Linear Scaling Calculations of Excitation Energies with Active-Space Particle-Particle Random-Phase Approximation

We developed an efficient active-space particle-particle random-phase approximation (ppRPA) approach to calculate accurate charge-neutral excitation energies of molecular systems. The active-space ppRPA approach constrains both indexes in particle and hole pairs in the ppRPA matrix, which only selects frontier orbitals with dominant contributions to low-lying excitation energies. It employs the truncation in both orbital indexes in the particle-particle and the hole-hole spaces. The resulting matrix, whose eigenvalues are excitation energies, has a dimension that is independent of the size of the systems. The computational effort for the excitation energy calculation, therefore, scales linearly with system size and is negligible compared with the ground-state calculation of the (N - 2)-electron system, where N is the electron number of the molecule. With the active space consisting of 30 occupied and 30 virtual orbitals, the active-space ppRPA approach predicts the excitation energies of valence, charge-transfer, Rydberg, double, and diradical excitations with the mean absolute errors (MAEs) smaller than 0.03 eV compared with the full-space ppRPA results.

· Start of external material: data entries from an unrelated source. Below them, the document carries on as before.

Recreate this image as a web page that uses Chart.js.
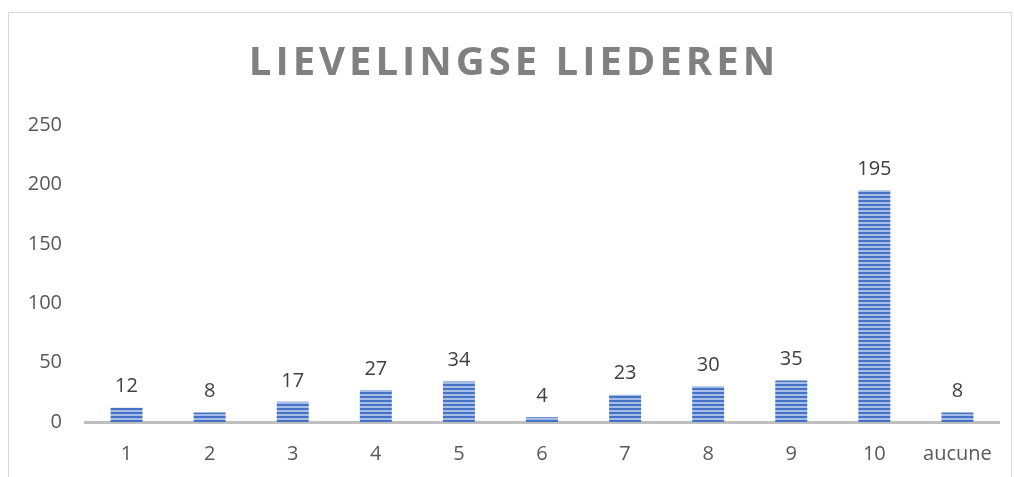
<!DOCTYPE html>
<html>
<head>
<meta charset="utf-8">
<script src="https://cdn.jsdelivr.net/npm/chart.js@4/dist/chart.umd.min.js"></script>
<style>
  html, body { margin: 0; padding: 0; background: #fff; overflow: hidden; }
  #wrap { position: relative; width: 1014px; height: 477px; }
  #frame { position: absolute; left: 8px; top: 12px; width: 1004px; height: 500px; border: 1px solid #d9d9d9; box-sizing: border-box; }
  canvas { position: absolute; left: 0; top: 0; }
</style>
</head>
<body>
<div id="wrap">
  <div id="frame"></div>
  <canvas id="songChart" width="1014" height="477"></canvas>
</div>
<script>
const title = 'LIEVELINGSE LIEDEREN';
const categories = ['1', '2', '3', '4', '5', '6', '7', '8', '9', '10', 'aucune'];
const votes = [12, 8, 17, 27, 34, 4, 23, 30, 35, 195, 8];
const yTicks = [0, 50, 100, 150, 200, 250];

// horizontal stripe fill for the bars
function stripes() {
    const c = document.createElement('canvas');
    c.width = 4;
    c.height = 4;
    const g = c.getContext('2d');
    g.fillStyle = '#a7bce6';
    g.fillRect(0, 0, 4, 4);
    g.fillStyle = '#4472c4';
    g.fillRect(0, 0, 4, 2);
    return g.createPattern(c, 'repeat');
}

const titlePlugin = {
    id: 'spacedTitle',
    afterDraw(chart) {
        const ctx = chart.ctx;
        ctx.save();
        ctx.font = 'bold 40px "Open Sans"';
        ctx.fillStyle = '#808080';
        ctx.letterSpacing = '4px';
        ctx.textAlign = 'center';
        ctx.textBaseline = 'middle';
        ctx.fillText(title, 514, 64);
        ctx.restore();
    }
};

const valueLabels = {
    id: 'valueLabels',
    afterDatasetsDraw(chart) {
        const ctx = chart.ctx;
        const meta = chart.getDatasetMeta(0);
        ctx.save();
        ctx.font = '20px "Open Sans"';
        ctx.fillStyle = '#404040';
        ctx.textAlign = 'center';
        ctx.textBaseline = 'bottom';
        meta.data.forEach((bar, i) => {
            ctx.fillText(String(votes[i]), bar.x, bar.y - 11);
        });
        ctx.restore();
    }
};

const ctx = document.getElementById('songChart').getContext('2d');
new Chart(ctx, {
    type: 'bar',
    data: {
        labels: categories,
        datasets: [{
            data: votes,
            backgroundColor: stripes(),
            borderWidth: 0,
            categoryPercentage: 1,
            barPercentage: 0.385
        }]
    },
    options: {
        responsive: false,
        animation: false,
        layout: { padding: { top: 125, left: 0, right: 15, bottom: 0 } },
        plugins: {
            legend: { display: false },
            tooltip: { enabled: false },
            title: { display: false }
        },
        scales: {
            x: {
                grid: { display: false },
                border: { display: true, color: '#bfbfbf', width: 3 },
                ticks: { color: '#595959', font: { family: 'Open Sans', size: 20 }, padding: 12 },
                afterFit(scale) { scale.height = 55; }
            },
            y: {
                min: 0,
                max: 250,
                afterBuildTicks(scale) { scale.ticks = yTicks.map(v => ({ value: v })); },
                grid: { display: false },
                border: { display: false },
                ticks: { color: '#595959', font: { family: 'Open Sans', size: 20 }, padding: 15 },
                afterFit(scale) { scale.width = 85; }
            }
        }
    },
    plugins: [titlePlugin, valueLabels]
});
</script>
</body>
</html>
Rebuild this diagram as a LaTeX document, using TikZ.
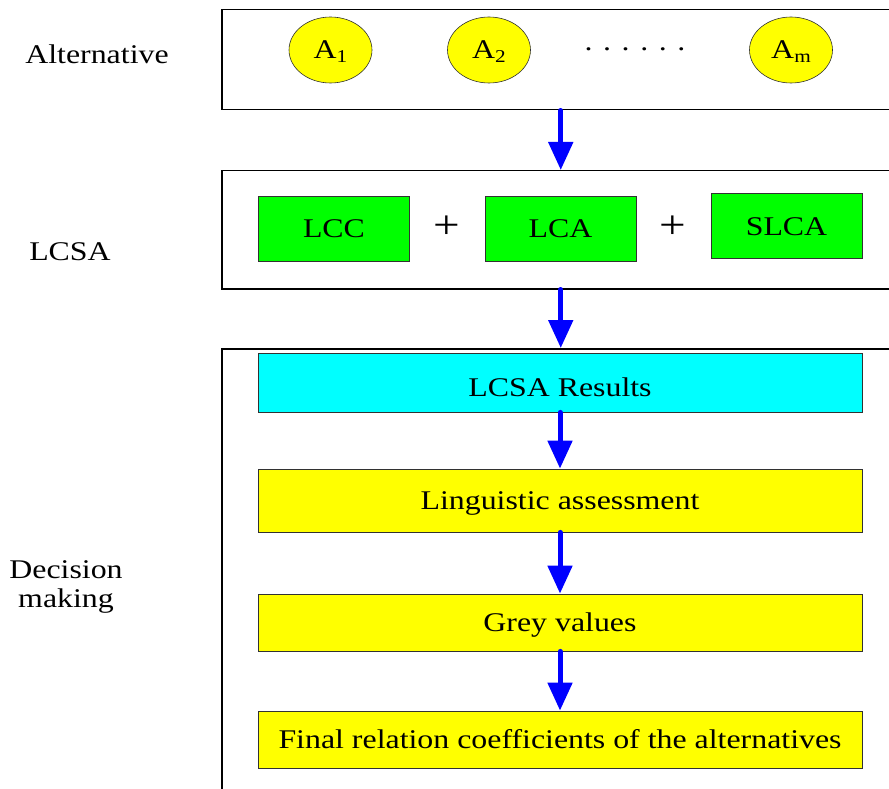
\documentclass[tikz,border=0pt]{standalone}
\usepackage{fontspec}
\setmainfont{Liberation Serif}[FakeStretch=1.18]
\usetikzlibrary{arrows.meta,shapes.geometric}
\definecolor{pureblue}{RGB}{0,0,255}
\definecolor{pureyellow}{RGB}{255,255,0}
\definecolor{puregreen}{RGB}{0,255,0}
\definecolor{purecyan}{RGB}{0,255,255}
\definecolor{edgegray}{RGB}{50,50,50}
\begin{document}
\begin{tikzpicture}[x=1pt,y=-1pt,
  every node/.style={font=\fontsize{27}{29}\selectfont, inner sep=0pt},
  outerbox/.style={rectangle, draw=black, line width=1.5pt, minimum width=678pt, anchor=north west},
  stagebox/.style={rectangle, draw=edgegray, line width=0.8pt, minimum width=604pt, text height=18pt, text depth=0pt},
  partbox/.style={rectangle, draw=edgegray, line width=0.8pt, fill=puregreen, minimum width=151pt, minimum height=65pt, text height=18pt, text depth=0pt},
  altnode/.style={ellipse, draw=edgegray, line width=0.6pt, fill=pureyellow, minimum width=83pt, minimum height=66pt, text height=18pt, text depth=0pt},
  flow/.style={draw=pureblue, line width=5pt, line cap=round, -{Triangle[width=24pt,length=28pt]}},
  sidelabel/.style={anchor=base},
  plussign/.style={font=\fontsize{40}{40}\selectfont}
]
\useasboundingbox (0,0) rectangle (889,789);

% outer frames
\node[outerbox, minimum height=100pt] (box1) at (221,9) {};
\node[outerbox, minimum height=118pt] (box2) at (221,170) {};
\node[outerbox, minimum height=470pt] (box3) at (221,348) {};

% side labels
\node[sidelabel] (lab1) at (97,64) {Alternative};
\node[sidelabel] (lab2) at (70,260) {LCSA};
\node[sidelabel, align=center] (lab3) at (66,607) {Decision\\making};

% alternatives
\node[altnode] (a1) at (330.5,50) {A\raisebox{-4pt}{\fontsize{18}{18}\selectfont 1}};
\node[altnode] (a2) at (489,50) {A\raisebox{-4pt}{\fontsize{18}{18}\selectfont 2}};
\node[anchor=base] (dots) at (635,51) {. . . . . .};
\node[altnode] (am) at (791,50) {A\raisebox{-4pt}{\fontsize{18}{18}\selectfont m}};

% LCSA parts
\node[partbox] (lcc) at (334,228.5) {LCC};
\node[plussign] (p1) at (447,227) {+};
\node[partbox] (lca) at (560.5,228.5) {LCA};
\node[plussign] (p2) at (673,227) {+};
\node[partbox] (slca) at (786.5,226) {SLCA};

% decision stages
\node[stagebox, fill=purecyan, minimum height=59pt, text height=28pt] (res) at (560,382.5) {LCSA Results};
\node[stagebox, fill=pureyellow, minimum height=63pt] (ling) at (560,500.5) {Linguistic assessment};
\node[stagebox, fill=pureyellow, minimum height=57pt] (grey) at (560,622.5) {Grey values};
\node[stagebox, fill=pureyellow, minimum height=57pt] (final) at (560,739.5) {Final relation coefficients of the alternatives};

% arrows
\draw[flow] (box1.south) -- (box2.north);
\draw[flow] (box2.south) -- (box3.north);
\draw[flow] (res.south) -- (ling.north);
\draw[flow] (ling.south) -- (grey.north);
\draw[flow] (grey.south) -- (final.north);
\end{tikzpicture}
\end{document}
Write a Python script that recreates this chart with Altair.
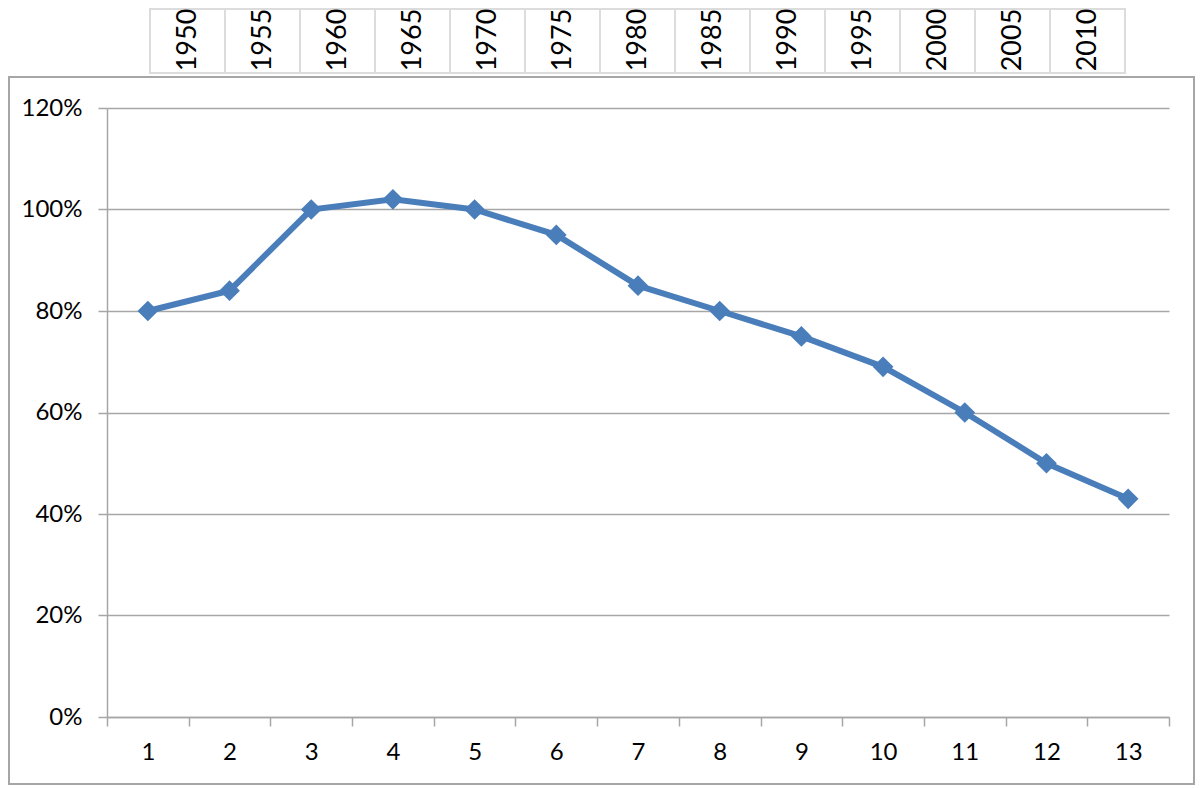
import altair as alt
import pandas as pd

categories = [str(i) for i in range(1, 14)]
values = [0.80, 0.84, 1.00, 1.02, 1.00, 0.95, 0.85, 0.80, 0.75, 0.69, 0.60, 0.50, 0.43]
years = [1950, 1955, 1960, 1965, 1970, 1975, 1980, 1985, 1990, 1995, 2000, 2005, 2010]
y_ticks = [0, 0.2, 0.4, 0.6, 0.8, 1.0, 1.2]

W, H = 1062, 609
FONT = "Lato"
GRAY = "#A6A6A6"
BLUE = "#4A7EBB"

df = pd.DataFrame({"cat": categories, "value": values})
hdr = pd.DataFrame({"year": years})
one = pd.DataFrame({"a": [0]})

X = alt.X(
    "cat:N", sort=categories,
    scale=alt.Scale(type="band", paddingInner=0, paddingOuter=0),
    axis=alt.Axis(title=None, labelAngle=0, tickBand="extent", grid=False,
                  domainColor=GRAY, domainWidth=1.5, tickColor=GRAY, tickWidth=1.5,
                  tickSize=9, labelFont=FONT, labelFontSize=24, labelColor="black",
                  labelPadding=14),
)
Y = alt.Y(
    "value:Q", scale=alt.Scale(domain=[0, 1.2], nice=False),
    axis=alt.Axis(title=None, values=y_ticks, format=".0%", grid=True, gridColor=GRAY,
                  gridWidth=1.5, domainColor=GRAY, domainWidth=1.5, tickColor=GRAY,
                  tickWidth=1.5, tickSize=9, labelFont=FONT, labelFontSize=24,
                  labelColor="black", labelPadding=16),
)

border = alt.Chart(one).mark_rect(fill=None, stroke=GRAY, strokeWidth=2).encode(
    x=alt.value(-98), x2=alt.value(1087), y=alt.value(-31), y2=alt.value(676)
)

HX = alt.Scale(domain=[1944.6333, 2015.4333])
cells = alt.Chart(hdr).transform_calculate(
    x0="datum.year - 2.5", x1="datum.year + 2.5"
).mark_rect(fill="white", stroke="#DCDCDC", strokeWidth=2).encode(
    x=alt.X("x0:Q", scale=HX, axis=None), x2="x1:Q",
    y=alt.value(-99), y2=alt.value(-35)
)
labels = alt.Chart(hdr).mark_text(
    angle=270, align="center", baseline="middle", font=FONT, fontSize=27, color="black"
).encode(
    x=alt.X("year:Q", scale=HX, axis=None), y=alt.value(-68), text="year:N"
)
header = alt.layer(cells, labels)

line = alt.Chart(df).mark_line(color=BLUE, strokeWidth=6).encode(x=X, y=Y)
pts = alt.Chart(df).mark_point(shape="diamond", filled=True, size=430, color=BLUE,
                               opacity=1).encode(x=X, y=Y)
main = alt.layer(line, pts)

chart = alt.layer(border, header, main).resolve_scale(x="independent").properties(
    width=W, height=H,
    autosize=alt.AutoSizeParams(type="none"),
    padding={"left": 99, "top": 100, "right": 27, "bottom": 69},
).configure_view(stroke=None)

chart.save("out.html", embed_options={"renderer": "svg", "actions": False})
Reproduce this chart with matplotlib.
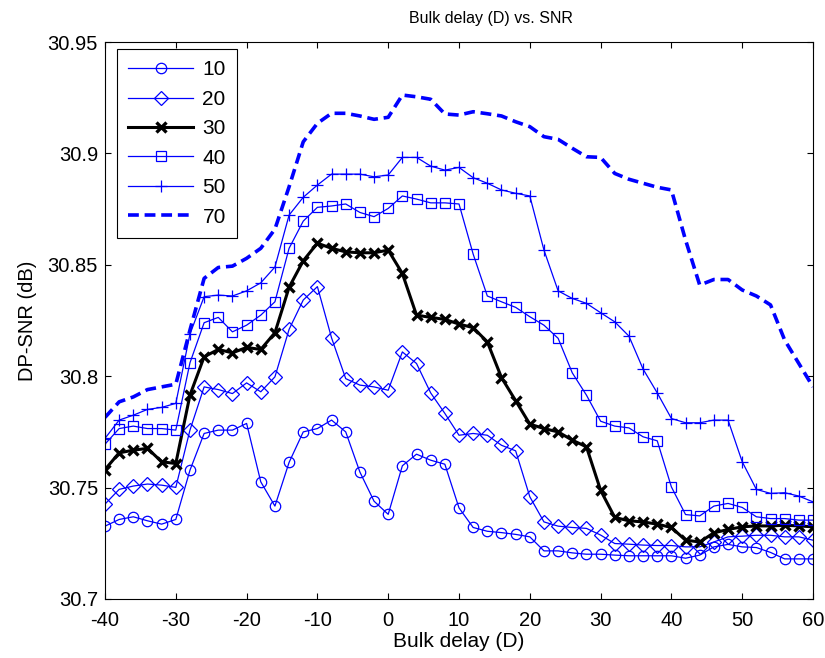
import numpy as np
import matplotlib
matplotlib.use('Agg')
import matplotlib.pyplot as plt

plt.rcParams['font.family'] = ['Liberation Sans', 'DejaVu Sans']
plt.rcParams['axes.unicode_minus'] = False

# bulk delay values
delay = np.arange(-40, 61, 2)

snr_10 = [30.7327, 30.7357, 30.7369, 30.7351, 30.7336, 30.7357, 30.7578, 30.7743, 30.7758, 30.7758,
          30.7788, 30.7526, 30.7417, 30.7613, 30.7750, 30.7765, 30.7803, 30.7750, 30.7570, 30.7439,
          30.7380, 30.7598, 30.7650, 30.7623, 30.7605, 30.7409, 30.7321, 30.7304, 30.7298, 30.7290,
          30.7279, 30.7216, 30.7216, 30.7207, 30.7201, 30.7201, 30.7197, 30.7194, 30.7194, 30.7194,
          30.7194, 30.7183, 30.7197, 30.7234, 30.7245, 30.7234, 30.7231, 30.7209, 30.7180, 30.7180,
          30.7180]
snr_20 = [30.7426, 30.7492, 30.7507, 30.7516, 30.7511, 30.7501, 30.7758, 30.7952, 30.7940, 30.7922,
          30.7970, 30.7930, 30.7997, 30.8210, 30.8342, 30.8402, 30.8172, 30.7989, 30.7960, 30.7952,
          30.7937, 30.8109, 30.8057, 30.7925, 30.7833, 30.7735, 30.7743, 30.7735, 30.7690, 30.7665,
          30.7459, 30.7346, 30.7327, 30.7321, 30.7317, 30.7287, 30.7249, 30.7246, 30.7242, 30.7240,
          30.7240, 30.7234, 30.7234, 30.7256, 30.7279, 30.7282, 30.7286, 30.7286, 30.7279, 30.7279,
          30.7264]
snr_30 = [30.7581, 30.7656, 30.7668, 30.7676, 30.7616, 30.7608, 30.7915, 30.8087, 30.8120, 30.8105,
          30.8129, 30.8120, 30.8195, 30.8399, 30.8518, 30.8597, 30.8574, 30.8558, 30.8554, 30.8554,
          30.8566, 30.8461, 30.8274, 30.8264, 30.8255, 30.8234, 30.8218, 30.8154, 30.7994, 30.7890,
          30.7785, 30.7765, 30.7750, 30.7713, 30.7683, 30.7488, 30.7366, 30.7351, 30.7346, 30.7336,
          30.7321, 30.7264, 30.7256, 30.7297, 30.7312, 30.7324, 30.7328, 30.7328, 30.7331, 30.7328,
          30.7324]
snr_40 = [30.7695, 30.7765, 30.7776, 30.7765, 30.7765, 30.7758, 30.8060, 30.8240, 30.8264, 30.8199,
          30.8229, 30.8274, 30.8334, 30.8574, 30.8696, 30.8758, 30.8764, 30.8773, 30.8735, 30.8716,
          30.8753, 30.8809, 30.8795, 30.8778, 30.8778, 30.8773, 30.8548, 30.8360, 30.8334, 30.8309,
          30.8267, 30.8229, 30.8170, 30.8015, 30.7915, 30.7798, 30.7776, 30.7768, 30.7728, 30.7710,
          30.7503, 30.7379, 30.7373, 30.7417, 30.7429, 30.7411, 30.7369, 30.7361, 30.7361, 30.7354,
          30.7354]
snr_50 = [30.7721, 30.7803, 30.7825, 30.7851, 30.7860, 30.7878, 30.8189, 30.8357, 30.8364, 30.8360,
          30.8383, 30.8419, 30.8490, 30.8723, 30.8803, 30.8858, 30.8907, 30.8907, 30.8907, 30.8895,
          30.8903, 30.8982, 30.8982, 30.8943, 30.8925, 30.8937, 30.8891, 30.8866, 30.8836, 30.8821,
          30.8809, 30.8566, 30.8383, 30.8349, 30.8327, 30.8285, 30.8244, 30.8180, 30.8032, 30.7925,
          30.7810, 30.7791, 30.7791, 30.7803, 30.7803, 30.7616, 30.7492, 30.7474, 30.7477, 30.7462,
          30.7436]
snr_70 = [30.7815, 30.7885, 30.7907, 30.7940, 30.7952, 30.7964, 30.8207, 30.8439, 30.8488, 30.8494,
          30.8529, 30.8574, 30.8660, 30.8850, 30.9052, 30.9135, 30.9180, 30.9180, 30.9168, 30.9153,
          30.9162, 30.9262, 30.9254, 30.9243, 30.9177, 30.9172, 30.9187, 30.9178, 30.9168, 30.9142,
          30.9120, 30.9075, 30.9063, 30.9023, 30.8985, 30.8982, 30.8910, 30.8884, 30.8866, 30.8848,
          30.8836, 30.8611, 30.8409, 30.8434, 30.8434, 30.8387, 30.8360, 30.8320, 30.8162, 30.8057,
          30.7952]

fig = plt.figure(figsize=(8.25, 6.58), dpi=100)
ax = fig.add_axes([105/825, 1-599/658, 708/825, 557/658])

blue = (0, 0, 1)
ax.plot(delay, snr_10, color=blue, lw=0.9, marker='o', ms=7.5, mfc='none', mew=0.9, label='10')
ax.plot(delay, snr_20, color=blue, lw=0.9, marker='D', ms=7, mfc='none', mew=0.9, label='20')
ax.plot(delay, snr_30, color='black', lw=2.2, marker='x', ms=7, mew=2.4, label='30')
ax.plot(delay, snr_40, color=blue, lw=0.9, marker='s', ms=7.5, mfc='none', mew=0.9, label='40')
ax.plot(delay, snr_50, color=blue, lw=0.9, marker='+', ms=8, mew=0.9, label='50')
ax.plot(delay, snr_70, color=blue, lw=2.6, linestyle=(0, (3.0, 1.6)), label='70')

ax.set_xlim(-40, 60)
ax.set_ylim(30.7, 30.95)
ax.set_xticks(np.arange(-40, 61, 10))
ax.set_yticks([30.7, 30.75, 30.8, 30.85, 30.9, 30.95])
ax.set_yticklabels(['30.7', '30.75', '30.8', '30.85', '30.9', '30.95'])
ax.tick_params(direction='in', length=4.5, width=0.8, top=True, right=True, labelsize=14.5)
ax.tick_params(axis='x', pad=9)
ax.tick_params(axis='y', pad=5)
for s in ax.spines.values():
    s.set_linewidth(0.8)

ax.set_xlabel('Bulk delay (D)', fontsize=15, labelpad=1)
ax.set_ylabel('DP-SNR (dB)', fontsize=14.5, labelpad=8)
ax.set_title('Bulk delay (D) vs. SNR', fontsize=11.5, x=0.545, pad=14)

leg = ax.legend(loc='upper left', bbox_to_anchor=(12/708, 1-7/557), borderaxespad=0,
                fontsize=15, handlelength=3.1, handletextpad=0.45, labelspacing=0.5,
                fancybox=False, framealpha=1, edgecolor='black', borderpad=0.55)
leg.get_frame().set_linewidth(0.8)

plt.savefig('out.png', dpi=100)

As a side product, we also applied the active-space ppRPA approach in the renormalized singles (RS) T-matrix approach. Combining the non-interacting pair approximation that approximates the contribution to the self-energy outside the active space, the active-space G(RS)T(RS)@PBE approach predicts accurate absolute and relative core-level binding energies with the MAEs around 1.58 and 0.3 eV, respectively. The developed linear scaling calculation of excitation energies is promising for applications to large and complex systems.